Prescriber data law in Maine headed for court

A federal appeals court will hear arguments regarding Maine's prescription data law, which allows physicians to “opt-out” of commercially traded data pertaining to prescribing habits.

The Prescription Restraint Law in Maine was first passed in 2007 and scheduled to take effect in January 2008, but was halted by a preliminary injunction awarded by District Court Judge John Woodcock. Marketing research firms involved in the case—including IMS Health, SDI and Source Analytics – hope the federal appeals court will be sympathetic to a First Amendment argument against the law.

“As a general matter, the setting of a case for oral argument means that the appeals court has reviewed the briefs filed by all parties and has concluded that they raise significant issues that should be explored further,” said Cathy Betz, VP government affairs at MR firm Wolters Kluwer Pharma Solutions.

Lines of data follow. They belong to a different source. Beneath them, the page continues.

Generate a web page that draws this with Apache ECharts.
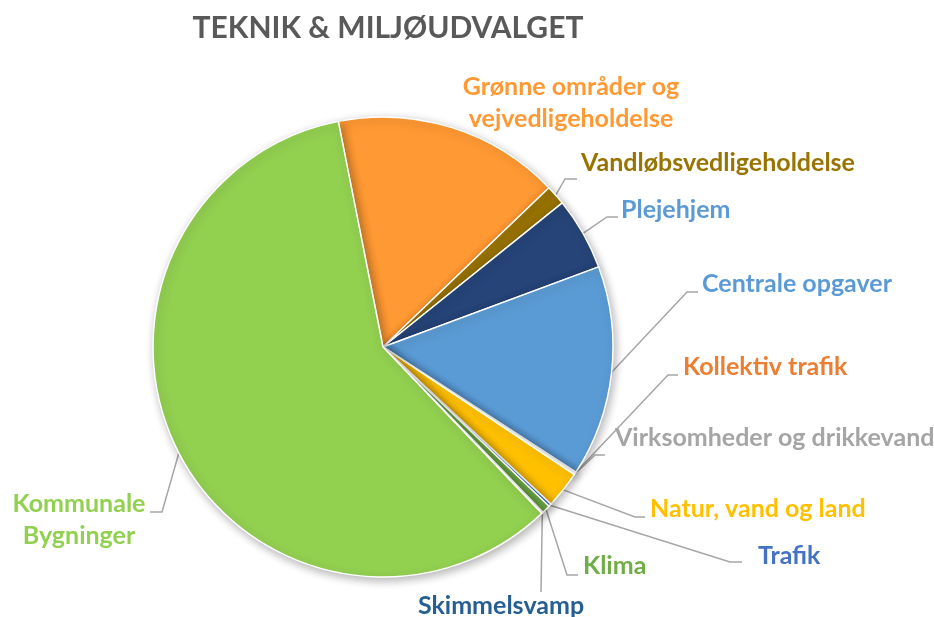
<!DOCTYPE html>
<html>
<head>
<meta charset="utf-8">
<script src="https://cdn.jsdelivr.net/npm/echarts@6/dist/echarts.min.js"></script>
<style>
  html, body { margin: 0; padding: 0; background: #fff; }
  #main { width: 934px; height: 617px; }
</style>
</head>
<body>
<div id="main"></div>
<script>
  // 数据
  var names = ['Grønne områder og\nvejvedligeholdelse', 'Vandløbsvedligeholdelse', 'Plejehjem', 'Centrale opgaver',
    'Kollektiv trafik', 'Virksomheder og drikkevand', 'Natur, vand og land', 'Trafik', 'Klima', 'Skimmelsvamp',
    'Kommunale\nBygninger'];
  var values = [15.9, 1.4, 5.1, 14.8, 0.1, 0.1, 2.6, 0.2, 0.6, 0.1, 58.9];

  // 颜色
  var sliceColors = ['#FF9933', '#997300', '#264478', '#5B9BD5', '#ED7D31', '#A5A5A5', '#FFC000', '#4472C4', '#70AD47', '#255E91', '#92D050'];
  var textColors = ['#FF9933', '#997300', '#5B9BD5', '#5B9BD5', '#ED7D31', '#A5A5A5', '#FFC000', '#4472C4', '#70AD47', '#255E91', '#92D050'];

  // 标签位置 (文字锚点) 和引导线拐点
  var labelPos = [[571, 103], [581, 163], [621, 210], [702, 284], [683, 367], [615, 438], [650, 509], [758, 556], [583, 566], [501, 606], [79, 520]];
  var labelAlign = ['center', 'left', 'left', 'left', 'left', 'left', 'left', 'left', 'left', 'center', 'center'];
  var lineBend = [null, [565, 179], [607, 217], [687, 292], [668, 375], [595, 455], [635, 517], [730, 562], [567, 575], [541, 592], [162, 512]];
  var lineTail = [0, 12, 11, 11, 10, 10, 10, 12, 11, 0, -12];

  var chart = echarts.init(document.getElementById('main'));

  var pieData = names.map(function (n, i) {
    return {
      name: n,
      value: values[i],
      itemStyle: { color: sliceColors[i] },
      label: { color: textColors[i] },
      labelLine: { show: lineBend[i] != null }
    };
  });

  var option = {
    animation: false,
    title: {
      text: 'TEKNIK & MILJØUDVALGET',
      left: 383,
      top: 8,
      textAlign: 'center',
      textStyle: {
        fontFamily: 'Lato',
        fontWeight: 'bold',
        fontSize: 30,
        color: '#595959'
      }
    },
    series: [{
      type: 'pie',
      center: [383, 347],
      radius: 230,
      startAngle: 101.2,
      clockwise: true,
      avoidLabelOverlap: false,
      itemStyle: {
        borderColor: '#fff',
        borderWidth: 1.5,
        shadowBlur: 10,
        shadowColor: 'rgba(0,0,0,0.3)',
        shadowOffsetX: 2,
        shadowOffsetY: 3
      },
      label: {
        position: 'outside',
        fontFamily: 'Lato',
        fontWeight: 'bold',
        fontSize: 25,
        lineHeight: 32
      },
      labelLine: {
        lineStyle: { color: '#A6A6A6', width: 1.5 }
      },
      labelLayout: function (p) {
        var i = p.dataIndex;
        var out = {
          x: labelPos[i][0],
          y: labelPos[i][1],
          align: labelAlign[i],
          verticalAlign: 'middle'
        };
        var start = p.labelLinePoints && p.labelLinePoints[0];
        var bend = lineBend[i];
        if (start && bend) {
          var pts = [start, bend];
          if (lineTail[i]) pts.push([bend[0] + lineTail[i], bend[1]]);
          out.labelLinePoints = pts;
        }
        return out;
      },
      data: pieData
    }]
  };
  chart.setOption(option);
</script>
</body>
</html>
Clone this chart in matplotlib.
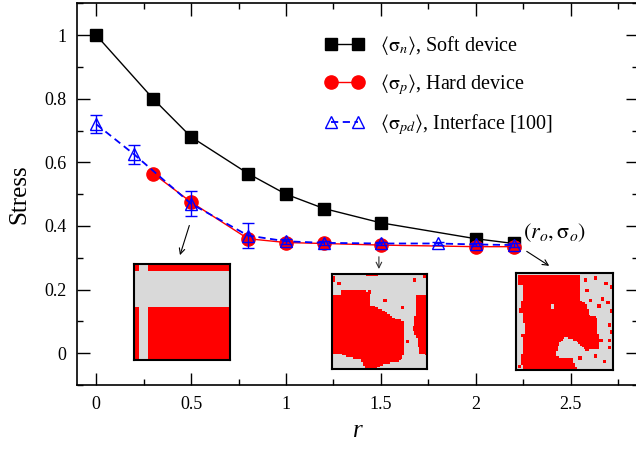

Betz said that the preliminary injunction freezing the law was modified January 1, 2008, to allow doctors in Maine to sign up in advance for the law's opt-out provision in the event that the injunction is terminated. To finance this sign-up period, the state rolled out a $1,500 annual fee on all pharmas dispensing drugs in the state. “Many [pharmas] received invoices from [Maine] in October for $1,500 or more, and had no idea what it was for,” said Betz. As of September 2009, 249 doctors had signed up to opt-out, she said.